Back to el Chaltén, my dorm mate Helena proposed me to join her and other mates of the hostel for a pizza and beers night, courtesy of Rodrigo, how could I refuse that! It was a cool night 😀
On the following day, Alba left el Chaltén and I wanted to sleep until late and do nothing during the day but Helena was going to hike up to Loma del Pliegue Tumbado, precisely the hike that I wanted to do the following day so change of plans, I decided to join her. Despite that the slope was higher (1000m up), the hostel’s owner guaranteed us that this hike was easier than the Laguna de los Tres hike because the climbing was continuous so OK let’s go!
We started walking La Loma del Pliegue Tumbado Hike (12km, 4hrs one way) at 11am (!!!). It was very hot and my legs were tired from the previous day. Maybe I preferred La Laguna de Los Tres hike because it was one final (hard= climb while here we were climbing all the time!!

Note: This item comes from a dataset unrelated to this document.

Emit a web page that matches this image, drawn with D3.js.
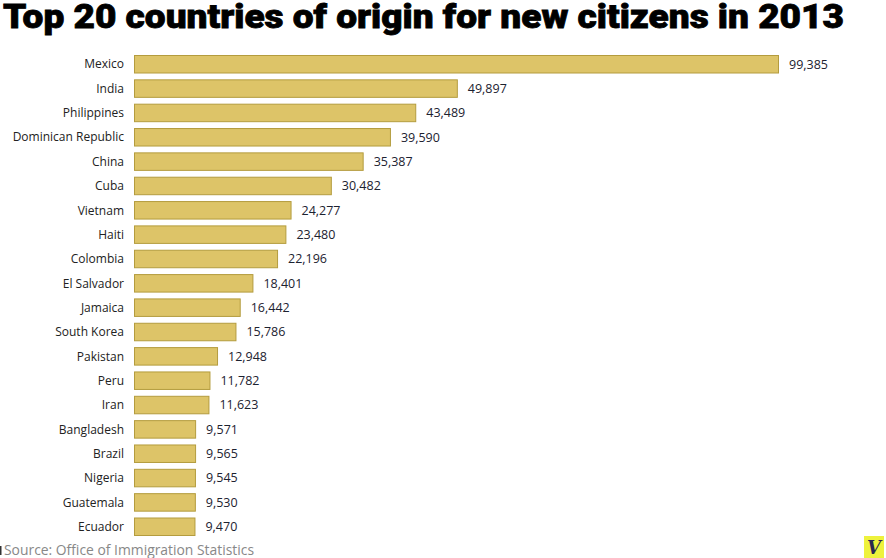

But again, the views from el Mirador (1250m) were stunning, it was worth the effort. From left to right we could see the following peaks:
Doblado (it means “folded”) and Ñato standing alone;
Adela Sur, Adela Central and Adela Norte;
Cerro Torre (the tallest peak in the centre of the picture, 3102m) and Egger, Standhart on its right;
Snowy Saint Exupery, Rafael Juarez and Poincenot, a little bit behind on the picture;
Fitz Roy (3405m) again from another point of view.
When Helena proposed me to go up to the top of la Loma (1375m) I told her to forget it, don’t count on me, the path was very steep! But at the end I felt guilty to leave her alone and I joined her for the final climb . .
The views on the northern side were even more impressive than from el Mirador while if we looked tlo the south we could see las Torres del Paine. Don’t you believe me? Look at my gps then and tell me if I am in Chile or Argentina, lol.
Back to the town, after a good hot shower, we went to celebrate the end of the hike in a nice restaurant, “truchita” for both! It seems that trout is one of the typical dishes in El Chaltén.
With this (more than deserved) dessert full of dulce de leche, eaten in 10 minutes, I guess I recovered all the calories lost during my 8 hours hike . . . cruel world!